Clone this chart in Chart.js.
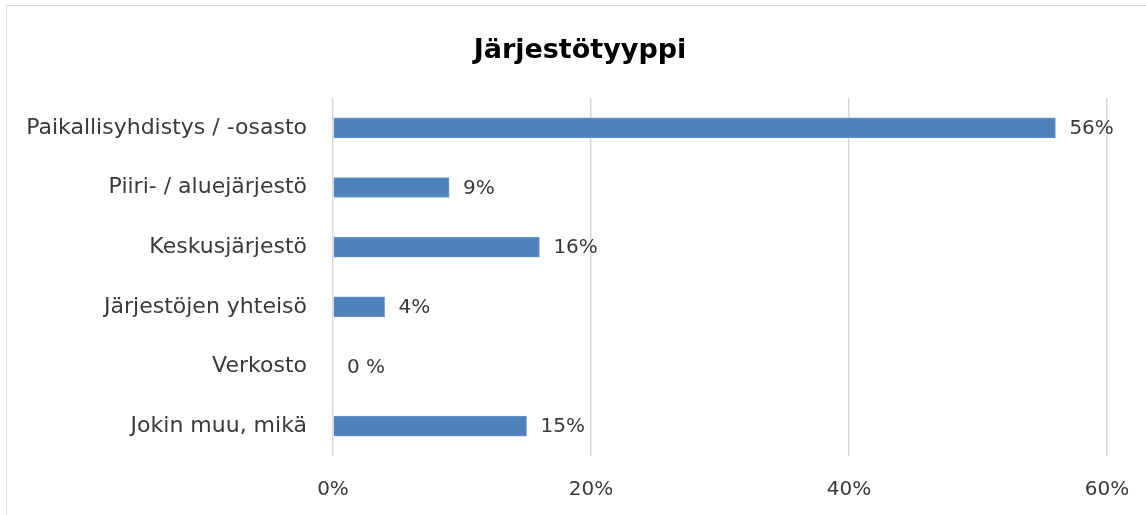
<!DOCTYPE html>
<html>
<head>
<meta charset="utf-8">
<script src="https://cdn.jsdelivr.net/npm/chart.js@4.4.0/dist/chart.umd.min.js"></script>
<style>
    html, body { margin: 0; padding: 0; background: #fff; }
    #wrap { position: relative; width: 1146px; height: 515px; overflow: hidden; }
    #frame { position: absolute; left: 6px; top: 5px; width: 1160px; height: 530px; border: 1px solid #d9d9d9; box-sizing: border-box; }
    #myChart { position: absolute; left: 0; top: 0; }
</style>
</head>
<body>
<div id="wrap">
    <div id="frame"></div>
    <canvas id="myChart" width="1146" height="515"></canvas>
</div>
<script>
const categories = ['Paikallisyhdistys / -osasto', 'Piiri- / aluejärjestö', 'Keskusjärjestö', 'Järjestöjen yhteisö', 'Verkosto', 'Jokin muu, mikä'];
const shares = [56, 9, 16, 4, 0, 15];
const valueLabels = ['56%', '9%', '16%', '4%', '0 %', '15%'];
const xTicks = [0, 20, 40, 60];
const chartTitle = 'Järjestötyyppi';

const FONT = "'DejaVu Sans', Verdana, sans-serif";

// draws the value text just right of each bar end
const barLabels = {
    id: 'barLabels',
    afterDatasetsDraw(chart) {
        const ctx = chart.ctx;
        const meta = chart.getDatasetMeta(0);
        ctx.save();
        ctx.font = '20px ' + FONT;
        ctx.fillStyle = '#3a3a3a';
        ctx.textAlign = 'left';
        ctx.textBaseline = 'middle';
        meta.data.forEach((bar, i) => {
            ctx.fillText(valueLabels[i], bar.x + 14, bar.y + 1);
        });
        ctx.restore();
    }
};

// title sits a bit right of the canvas centre, like the original
const titleText = {
    id: 'titleText',
    afterDraw(chart) {
        const ctx = chart.ctx;
        ctx.save();
        ctx.font = 'bold 27px ' + FONT;
        ctx.fillStyle = '#000';
        ctx.textAlign = 'center';
        ctx.textBaseline = 'middle';
        ctx.fillText(chartTitle, 580, 51);
        ctx.restore();
    }
};

const config = {
    type: 'bar',
    data: {
        labels: categories,
        datasets: [{
            data: shares,
            backgroundColor: '#4f81bd',
            borderColor: '#6b97cc',
            borderWidth: 1,
            barThickness: 20
        }]
    },
    options: {
        indexAxis: 'y',
        responsive: false,
        animation: false,
        layout: {
            padding: { left: 0, right: 39, top: 98, bottom: 0 }
        },
        scales: {
            x: {
                min: 0,
                max: 60,
                afterBuildTicks(axis) {
                    axis.ticks = xTicks.map(v => ({ value: v }));
                },
                afterFit(axis) {
                    axis.height = 59;
                    axis.paddingLeft = 0;
                    axis.paddingRight = 0;
                },
                ticks: {
                    callback: v => v + '%',
                    color: '#3a3a3a',
                    font: { family: FONT, size: 20 },
                    padding: 22,
                    maxRotation: 0
                },
                grid: {
                    color: '#d9d9d9',
                    lineWidth: 1.5,
                    drawTicks: false
                },
                border: { display: false }
            },
            y: {
                afterFit(axis) {
                    axis.width = 333;
                },
                ticks: {
                    color: '#3a3a3a',
                    font: { family: FONT, size: 22 },
                    padding: 26
                },
                grid: { display: false, drawTicks: false },
                border: { display: false }
            }
        },
        plugins: {
            legend: { display: false },
            tooltip: { enabled: false },
            title: { display: false }
        }
    },
    plugins: [barLabels, titleText]
};

const ctx = document.getElementById('myChart').getContext('2d');
new Chart(ctx, config);
</script>
</body>
</html>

::::::

*The problem*
Without the pictures, write out all of the material exactly.

*Solution for this exercise*
Clone this chart in Chart.js.
<!DOCTYPE html>
<html>
<head>
<meta charset="utf-8">
<script src="https://cdn.jsdelivr.net/npm/chart.js@4.4.0/dist/chart.umd.min.js"></script>
<style>
    html, body { margin: 0; padding: 0; background: #fff; }
    #wrap { position: relative; width: 1146px; height: 515px; overflow: hidden; }
    #frame { position: absolute; left: 6px; top: 5px; width: 1160px; height: 530px; border: 1px solid #d9d9d9; box-sizing: border-box; }
    #myChart { position: absolute; left: 0; top: 0; }
</style>
</head>
<body>
<div id="wrap">
    <div id="frame"></div>
    <canvas id="myChart" width="1146" height="515"></canvas>
</div>
<script>
const categories = ['Paikallisyhdistys / -osasto', 'Piiri- / aluejärjestö', 'Keskusjärjestö', 'Järjestöjen yhteisö', 'Verkosto', 'Jokin muu, mikä'];
const shares = [56, 9, 16, 4, 0, 15];
const valueLabels = ['56%', '9%', '16%', '4%', '0 %', '15%'];
const xTicks = [0, 20, 40, 60];
const chartTitle = 'Järjestötyyppi';

const FONT = "'DejaVu Sans', Verdana, sans-serif";

// draws the value text just right of each bar end
const barLabels = {
    id: 'barLabels',
    afterDatasetsDraw(chart) {
        const ctx = chart.ctx;
        const meta = chart.getDatasetMeta(0);
        ctx.save();
        ctx.font = '20px ' + FONT;
        ctx.fillStyle = '#3a3a3a';
        ctx.textAlign = 'left';
        ctx.textBaseline = 'middle';
        meta.data.forEach((bar, i) => {
            ctx.fillText(valueLabels[i], bar.x + 14, bar.y + 1);
        });
        ctx.restore();
    }
};

// title sits a bit right of the canvas centre, like the original
const titleText = {
    id: 'titleText',
    afterDraw(chart) {
        const ctx = chart.ctx;
        ctx.save();
        ctx.font = 'bold 27px ' + FONT;
        ctx.fillStyle = '#000';
        ctx.textAlign = 'center';
        ctx.textBaseline = 'middle';
        ctx.fillText(chartTitle, 580, 51);
        ctx.restore();
    }
};

const config = {
    type: 'bar',
    data: {
        labels: categories,
        datasets: [{
            data: shares,
            backgroundColor: '#4f81bd',
            borderColor: '#6b97cc',
            borderWidth: 1,
            barThickness: 20
        }]
    },
    options: {
        indexAxis: 'y',
        responsive: false,
        animation: false,
        layout: {
            padding: { left: 0, right: 39, top: 98, bottom: 0 }
        },
        scales: {
            x: {
                min: 0,
                max: 60,
                afterBuildTicks(axis) {
                    axis.ticks = xTicks.map(v => ({ value: v }));
                },
                afterFit(axis) {
                    axis.height = 59;
                    axis.paddingLeft = 0;
                    axis.paddingRight = 0;
                },
                ticks: {
                    callback: v => v + '%',
                    color: '#3a3a3a',
                    font: { family: FONT, size: 20 },
                    padding: 22,
                    maxRotation: 0
                },
                grid: {
                    color: '#d9d9d9',
                    lineWidth: 1.5,
                    drawTicks: false
                },
                border: { display: false }
            },
            y: {
                afterFit(axis) {
                    axis.width = 333;
                },
                ticks: {
                    color: '#3a3a3a',
                    font: { family: FONT, size: 22 },
                    padding: 26
                },
                grid: { display: false, drawTicks: false },
                border: { display: false }
            }
        },
        plugins: {
            legend: { display: false },
            tooltip: { enabled: false },
            title: { display: false }
        }
    },
    plugins: [barLabels, titleText]
};

const ctx = document.getElementById('myChart').getContext('2d');
new Chart(ctx, config);
</script>
</body>
</html>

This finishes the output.